Questo paese ha infatti aumentato i suoi investimenti nel kiwi con un incremento nel periodo 2014-2023 del 77,4%, divenendo così il secondo produttore dell’Ue-27 dopo l’Italia (rispettivamente 38% e 47% della produzione dell’Ue).
Le pere ai raggi X
Il calo sia nelle superfici coltivate che a livello produttivo ha causato il crollo dell’export: il settore, da esportatore netto nel 2014, con un surplus di 69mila tonnellate e un grado di auto-approvvigionamento del 111%, è diventato dipendente dalle forniture estere nel 2014. Il deficit nel 2023 è pari a -75mila tonnellate e l’autosufficienza è scesa al 77 per cento.
Nel corso di questo periodo i volumi delle esportazioni sono calati del 74% e quelli delle importazioni sono cresciuti del 15 per cento.
L’import proviene principalmente da paesi dell’Ue-27 (73% delle quantità importate nel 2023) ed in particolare dalla Spagna. Gli acquisti dell’Italia da questo paese sono cresciuti del 35,3% tra il 2014 e il 2023 e rappresentano un terzo delle importazioni totali dell’Italia.
Tuttavia, le superfici investite a pero stanno calando anche in Spagna (-21,9% nel 2014-2023), mentre Belgio e Paesi Bassi stanno rafforzando il loro contributo produttivo. L’Italia, che nel 2014 offriva il 28% della produzione dell’Ue-27, nel 2023 incide per il 14 per cento.
Pesce e nettarine, le dinamiche nel dettaglio
L’Emilia Romagna è la prima regione del nord Italia per estensione di superfici dedicate alle pesche e nettarine (14% del totale nazionale), ma nel corso dell’ultimo decennio ha più che dimezzato i propri investimenti (-56,5% delle superfici nel periodo 2014-2024).
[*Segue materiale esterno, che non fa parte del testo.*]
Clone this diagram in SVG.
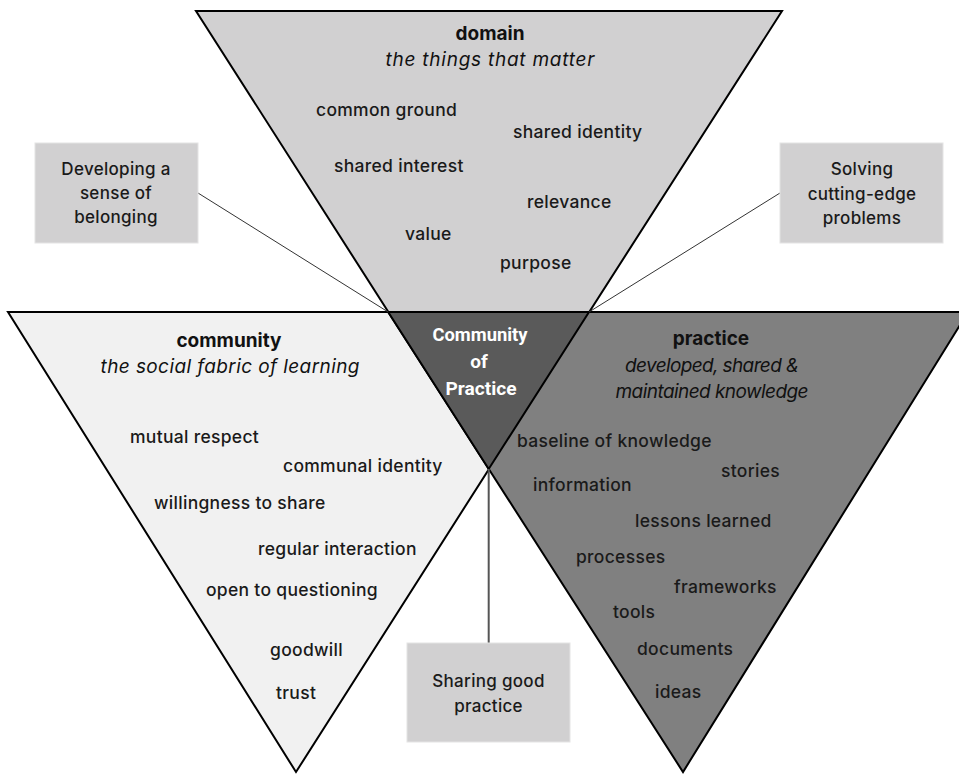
<svg xmlns="http://www.w3.org/2000/svg" width="959" height="774" viewBox="0 0 959 774">
  <style>
    .tri { stroke: #000; stroke-width: 2; stroke-linejoin: miter; }
    .box { fill: #d1d0d1; stroke: #e4e4e4; stroke-width: 1; }
    .item { font-family: Inter, "Liberation Sans", sans-serif; font-size: 17.5px; font-weight: 500; letter-spacing: 0.3px; fill: #1a1a1a; }
    .title { font-family: Inter, "Liberation Sans", sans-serif; font-size: 19px; font-weight: bold; fill: #111; text-anchor: middle; }
    .sub { font-family: Inter, "Liberation Sans", sans-serif; font-size: 19px; font-style: italic; fill: #111; text-anchor: middle; }
    .boxtext { font-family: Inter, "Liberation Sans", sans-serif; font-size: 17px; font-weight: 500; letter-spacing: 0.3px; fill: #1a1a1a; text-anchor: middle; }
    .center { font-family: Roboto, "Liberation Sans", sans-serif; font-size: 19px; font-weight: bold; fill: #fff; text-anchor: middle; }
    .conn { stroke: #333; stroke-width: 1; fill: none; }
  </style>

  <g id="domain">
    <polygon class="tri" points="196,11 782,11 488.7,469" fill="#d1d0d1"/>
    <text class="title" x="490" y="40">domain</text>
    <text class="sub" x="490" y="66" textLength="209" lengthAdjust="spacing">the things that matter</text>
    <text class="item" x="316" y="116">common ground</text>
    <text class="item" x="513" y="138">shared identity</text>
    <text class="item" x="334" y="172">shared interest</text>
    <text class="item" x="527" y="208">relevance</text>
    <text class="item" x="405" y="240">value</text>
    <text class="item" x="500" y="269">purpose</text>
  </g>

  <g id="community">
    <polygon class="tri" points="8,312 589,312 296,772" fill="#f1f1f1"/>
    <text class="title" x="229" y="347">community</text>
    <text class="sub" x="230" y="373" textLength="259" lengthAdjust="spacing">the social fabric of learning</text>
    <text class="item" x="130" y="443">mutual respect</text>
    <text class="item" x="283" y="472">communal identity</text>
    <text class="item" x="154" y="509">willingness to share</text>
    <text class="item" x="258" y="555">regular interaction</text>
    <text class="item" x="206" y="596">open to questioning</text>
    <text class="item" x="270" y="656">goodwill</text>
    <text class="item" x="276" y="699">trust</text>
  </g>

  <g id="practice">
    <polygon class="tri" points="388.2,312 968,312 683,772" fill="#808080"/>
    <text class="title" x="711" y="345">practice</text>
    <text class="sub" x="712" y="372" textLength="174" lengthAdjust="spacing">developed, shared &amp;</text>
    <text class="sub" x="712" y="398" textLength="193" lengthAdjust="spacing">maintained knowledge</text>
    <text class="item" x="517" y="447">baseline of knowledge</text>
    <text class="item" x="721" y="477">stories</text>
    <text class="item" x="533" y="491">information</text>
    <text class="item" x="635" y="527">lessons learned</text>
    <text class="item" x="576" y="563">processes</text>
    <text class="item" x="674" y="593">frameworks</text>
    <text class="item" x="613" y="618">tools</text>
    <text class="item" x="637" y="655">documents</text>
    <text class="item" x="655" y="698">ideas</text>
  </g>

  <g id="community-of-practice">
    <polygon class="tri" points="388.2,312 589,312 488.7,469" fill="#5a5a5a"/>
    <text class="center" x="480" y="341" textLength="95" lengthAdjust="spacingAndGlyphs">Community</text>
    <text class="center" x="479" y="368">of</text>
    <text class="center" x="481" y="395" textLength="71" lengthAdjust="spacingAndGlyphs">Practice</text>
  </g>

  <g id="connectors">
    <line class="conn" x1="198" y1="193" x2="388.2" y2="312"/>
    <line class="conn" x1="780" y1="193" x2="589" y2="312"/>
    <line x1="488.7" y1="469" x2="488.7" y2="643" stroke="#555" stroke-width="2"/>
  </g>

  <g id="belonging">
    <rect class="box" x="35" y="143" width="163" height="100"/>
    <text class="boxtext" x="116" y="175">Developing a</text>
    <text class="boxtext" x="116" y="199">sense of</text>
    <text class="boxtext" x="116" y="223">belonging</text>
  </g>

  <g id="solving">
    <rect class="box" x="780" y="143" width="163" height="100"/>
    <text class="boxtext" x="862" y="175">Solving</text>
    <text class="boxtext" x="862" y="200">cutting-edge</text>
    <text class="boxtext" x="862" y="224">problems</text>
  </g>

  <g id="sharing">
    <rect class="box" x="407" y="643" width="163" height="99"/>
    <text class="boxtext" x="488.5" y="687">Sharing good</text>
    <text class="boxtext" x="488.5" y="712">practice</text>
  </g>
</svg>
Come nel caso delle pere, alle difficoltà di mercato si sono sommate anche le avverse condizioni fitosanitarie, che hanno condizionato negativamente le performance produttive: nel 2020-2024 la resa media di pesche e nettarine dell’Emilia Romagna è stata del 18% inferiore a quella nazionale.
La bilancia commerciale è passata dal saldo positivo di 165mila tonnellate del 2014 a quello negativo di -13mila tonnellate del 2023 e il grado di autosufficienza nello stesso periodo si è contratto dal 114% al 99%. Si è infatti registrata una contrazione dell’export del -67%, mentre le importazioni hanno subito solo un debole incremento (+2%).
I paesi di provenienza dell’import sono quasi esclusivamente partner dell’Ue-27 (99% dell’import del 2023) ed in particolare la maggior parte del prodotto arriva dalla Spagna (87% in volume). Le esportazioni verso l’Italia da questo paese continuano a crescere, nonostante le superfici investite a pesche e nettarine abbiano subito un netto ridimensionamento (-19,8% nel periodo 2014-2023).
Poiché il calo investe trasversalmente gran parte dell’Europa, la quota produttiva dell’Italia resta stabile al 31% sul totale Ue-27.